Yeah, it really is a funk. I was just thinking about that. This unwanted baked-in flavor is really getting to me. I really did try to remove it, but it is too ubiquitous.
What is nice about D&D 1e is how freeform it is. Everything is an option that requires effort to *opt in*. The rules are all over the place, require effort to even piece together ones own version of the rules, and there is almost no flavor. Just a sentence with a suggestion here or there to spark the DMs creative juices.
By contrast, 5e bakes ‘official’ flavor into everything. It requires extreme effort to try *opt out*. There are no tools for DMs to world build. There are no resources with flavorless mechanics, to make it easy for the DM to author the flavor, to craft a new dedicated setting.
Relatedly, 1e requires effort to opt in to official flavor. All the references to polytheism were in a separate splatbook, Deities & Demigods. Any DM who wanted polytheism purchased the book, then figured out which of the options in the book to integrate into the setting. (I own this book, being curious about the less than accurate representation of the Norse spirituality − and curious about about Elric.) But this D&D polytheism requires an *opt in*. It doesnt happen by itself. When I as a DM say no, then the separate splatbook never happens. Then that is it. I never see polytheism again in the rest of rules that I do use. I never have to deal with it. I never have to fight against the unwanted flavor to *opt out*.
By contrast, 5e is the Borg. Everything is hardwired together, from top to bottom, from the fusion of mechanoflavor, from book to chapter to page to paragraph to sentence. Everything is entwined together. Even what were once utterly unrelated settings imagined by different authors are all assimilated into a single, homogeneous, totalitarian supersetting. The polytheism is everywhere, at every level. The uninspiring mundane elf is now the only one-size-fits-all option. It too is nothing but baked in polytheistic flavor. It is impossible to use any rules without the Borg contaminating and assimilating any effort to try use the rules for a different kind of setting.
1e was a little more flavour sparse, but a lot of it was still there.
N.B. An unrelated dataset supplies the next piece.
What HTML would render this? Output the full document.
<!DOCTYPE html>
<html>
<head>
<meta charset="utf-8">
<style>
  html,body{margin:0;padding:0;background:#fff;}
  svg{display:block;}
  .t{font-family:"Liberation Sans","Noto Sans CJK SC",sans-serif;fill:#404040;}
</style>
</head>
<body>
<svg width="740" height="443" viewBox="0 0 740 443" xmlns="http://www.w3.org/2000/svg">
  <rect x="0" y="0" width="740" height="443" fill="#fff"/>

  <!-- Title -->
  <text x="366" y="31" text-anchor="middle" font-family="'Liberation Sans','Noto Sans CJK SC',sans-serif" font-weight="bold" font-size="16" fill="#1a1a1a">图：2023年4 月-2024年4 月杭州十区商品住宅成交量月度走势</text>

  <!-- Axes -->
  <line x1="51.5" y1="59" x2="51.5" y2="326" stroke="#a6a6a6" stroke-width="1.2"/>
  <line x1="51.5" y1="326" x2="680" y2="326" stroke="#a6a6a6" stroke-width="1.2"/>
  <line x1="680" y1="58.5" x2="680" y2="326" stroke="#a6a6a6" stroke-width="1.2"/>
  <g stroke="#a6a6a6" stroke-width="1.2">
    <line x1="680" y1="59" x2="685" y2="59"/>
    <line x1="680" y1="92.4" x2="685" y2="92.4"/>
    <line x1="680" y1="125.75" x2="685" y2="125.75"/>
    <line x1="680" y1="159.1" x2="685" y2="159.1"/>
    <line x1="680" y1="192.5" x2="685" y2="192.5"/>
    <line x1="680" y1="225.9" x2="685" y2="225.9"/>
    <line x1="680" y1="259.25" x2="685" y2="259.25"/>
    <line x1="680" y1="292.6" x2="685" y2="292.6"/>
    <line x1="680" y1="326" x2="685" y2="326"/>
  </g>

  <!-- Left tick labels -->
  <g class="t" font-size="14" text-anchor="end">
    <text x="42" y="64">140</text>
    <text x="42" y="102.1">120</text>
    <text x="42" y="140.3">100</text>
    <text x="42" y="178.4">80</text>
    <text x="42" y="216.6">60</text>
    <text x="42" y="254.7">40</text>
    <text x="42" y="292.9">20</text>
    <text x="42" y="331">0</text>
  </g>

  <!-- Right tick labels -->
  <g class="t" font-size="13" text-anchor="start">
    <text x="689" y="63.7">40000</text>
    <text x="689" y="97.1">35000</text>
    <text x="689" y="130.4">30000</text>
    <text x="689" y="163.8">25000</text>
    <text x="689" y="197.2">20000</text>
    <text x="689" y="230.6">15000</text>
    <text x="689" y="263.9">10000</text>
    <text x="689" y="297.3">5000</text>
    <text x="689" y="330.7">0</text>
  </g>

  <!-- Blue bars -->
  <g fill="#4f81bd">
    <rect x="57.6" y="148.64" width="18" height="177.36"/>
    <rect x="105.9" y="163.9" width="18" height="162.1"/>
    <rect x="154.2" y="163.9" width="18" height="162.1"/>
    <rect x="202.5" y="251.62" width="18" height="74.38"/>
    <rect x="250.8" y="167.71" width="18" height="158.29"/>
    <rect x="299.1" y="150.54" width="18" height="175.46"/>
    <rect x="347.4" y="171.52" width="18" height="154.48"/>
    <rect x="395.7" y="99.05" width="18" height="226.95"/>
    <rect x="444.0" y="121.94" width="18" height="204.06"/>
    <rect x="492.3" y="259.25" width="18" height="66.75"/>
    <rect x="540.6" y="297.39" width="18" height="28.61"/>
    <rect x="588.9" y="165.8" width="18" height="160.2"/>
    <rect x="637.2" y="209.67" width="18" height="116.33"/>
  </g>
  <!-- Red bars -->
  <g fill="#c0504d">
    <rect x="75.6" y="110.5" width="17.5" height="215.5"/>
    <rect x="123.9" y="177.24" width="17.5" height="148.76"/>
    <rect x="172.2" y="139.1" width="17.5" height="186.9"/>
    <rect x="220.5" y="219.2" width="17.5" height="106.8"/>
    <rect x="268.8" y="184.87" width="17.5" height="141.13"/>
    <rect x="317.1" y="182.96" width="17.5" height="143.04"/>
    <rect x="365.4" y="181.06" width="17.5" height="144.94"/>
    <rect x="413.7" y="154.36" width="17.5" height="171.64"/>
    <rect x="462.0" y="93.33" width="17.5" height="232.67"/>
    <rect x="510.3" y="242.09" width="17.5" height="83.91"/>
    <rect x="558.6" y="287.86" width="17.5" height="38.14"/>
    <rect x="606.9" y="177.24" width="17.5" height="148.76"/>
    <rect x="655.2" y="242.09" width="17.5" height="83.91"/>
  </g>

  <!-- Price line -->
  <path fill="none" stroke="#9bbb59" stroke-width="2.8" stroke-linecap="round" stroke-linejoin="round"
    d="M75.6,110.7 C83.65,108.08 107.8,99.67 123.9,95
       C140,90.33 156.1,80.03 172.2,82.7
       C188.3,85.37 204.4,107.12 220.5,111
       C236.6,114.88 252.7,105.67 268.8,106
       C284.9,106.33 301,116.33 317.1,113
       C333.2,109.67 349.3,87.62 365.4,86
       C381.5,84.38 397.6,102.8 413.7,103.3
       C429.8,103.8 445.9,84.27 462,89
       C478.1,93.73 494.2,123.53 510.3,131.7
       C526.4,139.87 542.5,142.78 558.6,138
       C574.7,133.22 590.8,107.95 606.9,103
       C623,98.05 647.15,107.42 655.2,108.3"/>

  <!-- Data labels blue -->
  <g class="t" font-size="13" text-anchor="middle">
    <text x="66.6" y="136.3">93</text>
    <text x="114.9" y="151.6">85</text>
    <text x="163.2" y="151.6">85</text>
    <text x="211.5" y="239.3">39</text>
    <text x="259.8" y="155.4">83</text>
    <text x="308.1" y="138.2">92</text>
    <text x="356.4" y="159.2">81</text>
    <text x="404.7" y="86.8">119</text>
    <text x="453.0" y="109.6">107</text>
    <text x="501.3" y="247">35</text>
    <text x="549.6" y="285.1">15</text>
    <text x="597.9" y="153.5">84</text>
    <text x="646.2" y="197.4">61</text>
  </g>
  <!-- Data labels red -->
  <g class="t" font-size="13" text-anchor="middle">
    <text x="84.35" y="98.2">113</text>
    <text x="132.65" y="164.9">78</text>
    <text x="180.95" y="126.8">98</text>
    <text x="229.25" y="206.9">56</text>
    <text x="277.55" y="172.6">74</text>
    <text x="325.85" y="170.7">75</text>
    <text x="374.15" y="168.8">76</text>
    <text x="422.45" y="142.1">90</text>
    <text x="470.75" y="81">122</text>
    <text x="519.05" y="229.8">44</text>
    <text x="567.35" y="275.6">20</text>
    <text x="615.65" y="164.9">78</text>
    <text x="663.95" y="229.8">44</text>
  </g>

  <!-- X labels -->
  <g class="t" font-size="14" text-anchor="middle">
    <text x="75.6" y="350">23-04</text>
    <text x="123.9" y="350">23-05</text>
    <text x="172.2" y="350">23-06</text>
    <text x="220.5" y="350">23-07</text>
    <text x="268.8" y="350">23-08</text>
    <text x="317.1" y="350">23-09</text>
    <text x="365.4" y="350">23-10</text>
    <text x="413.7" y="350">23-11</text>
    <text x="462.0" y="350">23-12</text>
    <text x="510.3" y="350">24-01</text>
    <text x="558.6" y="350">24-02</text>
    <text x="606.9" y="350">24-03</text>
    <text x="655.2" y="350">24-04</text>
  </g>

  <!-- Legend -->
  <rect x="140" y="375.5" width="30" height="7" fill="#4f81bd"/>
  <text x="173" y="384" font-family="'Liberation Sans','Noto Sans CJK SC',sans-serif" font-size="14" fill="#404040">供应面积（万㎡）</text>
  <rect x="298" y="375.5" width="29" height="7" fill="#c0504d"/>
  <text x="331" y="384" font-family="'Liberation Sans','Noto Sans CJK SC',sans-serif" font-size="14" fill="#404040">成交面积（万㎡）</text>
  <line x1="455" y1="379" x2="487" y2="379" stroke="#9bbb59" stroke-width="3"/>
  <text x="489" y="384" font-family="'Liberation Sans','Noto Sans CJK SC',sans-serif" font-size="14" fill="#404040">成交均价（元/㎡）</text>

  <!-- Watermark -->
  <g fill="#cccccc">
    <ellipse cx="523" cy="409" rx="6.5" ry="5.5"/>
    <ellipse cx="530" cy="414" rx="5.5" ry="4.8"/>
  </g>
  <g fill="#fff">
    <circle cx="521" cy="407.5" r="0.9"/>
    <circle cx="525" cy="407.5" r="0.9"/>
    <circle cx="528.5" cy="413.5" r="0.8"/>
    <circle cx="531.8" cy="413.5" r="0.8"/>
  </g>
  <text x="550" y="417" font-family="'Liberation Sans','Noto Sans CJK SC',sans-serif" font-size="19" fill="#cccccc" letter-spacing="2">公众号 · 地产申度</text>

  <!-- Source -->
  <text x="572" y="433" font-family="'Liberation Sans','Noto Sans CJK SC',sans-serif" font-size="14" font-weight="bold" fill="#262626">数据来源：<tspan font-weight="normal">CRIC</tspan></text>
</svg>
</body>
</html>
Elements like the great wheel were in the PHB, and it assumed things like Thieves' Guilds, Assassin's Guilds, clerics following gods, alignment languages, and more.
And when you branch out into the DMG, there's so much more lore. Deities are pretty clearly tied to clerics on page 38.
The difference is, if you were playing 1e and didn't have time time to make a campaign setting... well, you had no choice. There was no other option. You
had to make up the flavour.
With 5e, there's a choice. You can choose to ignore the default fluff, or use it if you have no better idea.
Look, it's easy for you as an experienced player, to homebrew D&D. You have an idea what gnolls are like. How goblins and kobolds are different. If you blank on an idea, you have years of experience to turn to.
Plus... books of just rules are boooooring. I love my 5e
Monster Manual for all its lore and I hated my 4e
Monster Manual that was just a brief paragraph of lore. I need that story. Reading a Pathfinder splatbook doesn't fire my imagination; it's like reading a textbook.
Based on surveys of the fans, only 45% use a published setting and 55% use a homebrew world. And I'm sure quite a few are only using the Realms because they're also using the published adventures. The majority of fans, many whom are very new to the hobby, are having zero problems stripping out the flavour.
If WotC is set on baking flavor into D&D for the sake of corporate ‘branding’ of its legal trademarks, I dont even need the name ‘Dungeons & Dragons’. I just need the rules without someone elses setting baked into it. Call these rules some other name. All of D&D mechanics without the flavor. Heh, call this version of the game ‘Meka’. Or call it ‘Modern’. Or maybe call it ‘5e Soon’, soon in the sense of a near future setting, and soon in the sense of requiring the DM to assemble the setting oneself.
I need a way to play the game in a way that brings me joy.
Again, read the SRD. There is surprisingly little flavour. None of the classes have any lore. It's probably as devoid of flavour as 1e. It's at least as fluff independent as the 3e SRD.